The result is that learners who encounter the real word in real contexts sometimes miscalibrate. They hear the playful anime usage and miss the register shift when the same syllables arrive with real weight. Understanding kawaii or sugoi through anime tends to produce fairly harmless oversimplifications; understanding baka through anime can produce a genuine misread of a serious situation.
Japanese language has a concept sometimes described as ba no kuuki (場の空気) — the atmosphere of the situation, the unspoken mood of the room. Baka only reveals its true meaning inside that atmosphere. The word is an input; the relationship is the decoder.
The principle underneath
Japanese communication often works by underspecification. Verbs drop their subjects; politeness levels carry half the meaning; silence does significant work. Baka fits this pattern exactly. The word itself is underspecified — it marks a point on an emotional and social axis without telling you which direction it is pointing.
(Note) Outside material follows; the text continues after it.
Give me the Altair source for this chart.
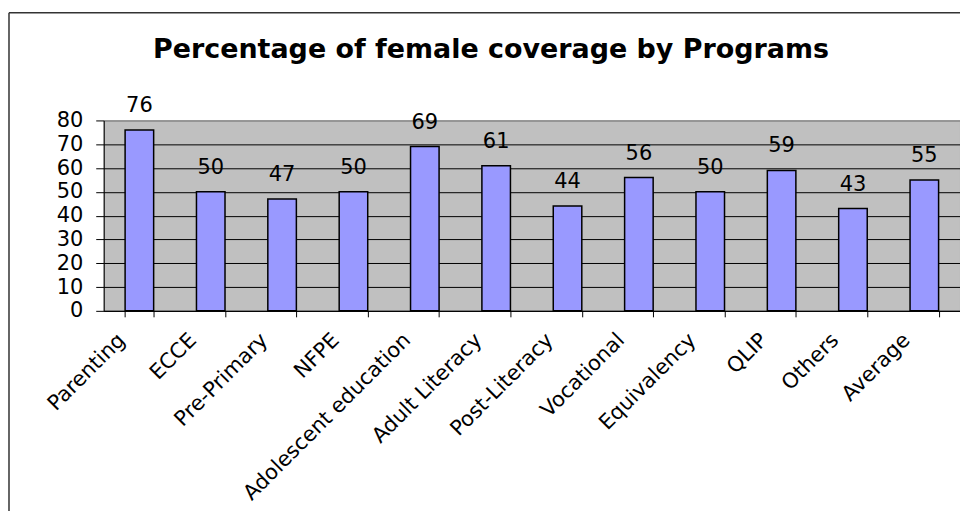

What fills that gap is the web of context around it: who is speaking, what their relationship is, what the tone of voice is doing, and — for regional variation — where the speaker grew up. Strip away that context and you don’t have a simpler meaning; you have no meaning at all.
This is not a feature unique to insults. The same context-dependence shapes how sumimasen can be an apology, a request, and an expression of gratitude simultaneously, or how the word daijoubu can mean yes, no, I’m fine, you’re fine, and no thank you depending on nothing but situation and intonation. Japanese is not more ambiguous than other languages — it is more honest about the fact that words are never enough on their own.
At its core, baka is a word about failed perception. Whether you take the Buddhist origin seriously or simply watch how the word works now, the pattern holds. The person who misreads it is, in a small way, proving the concept.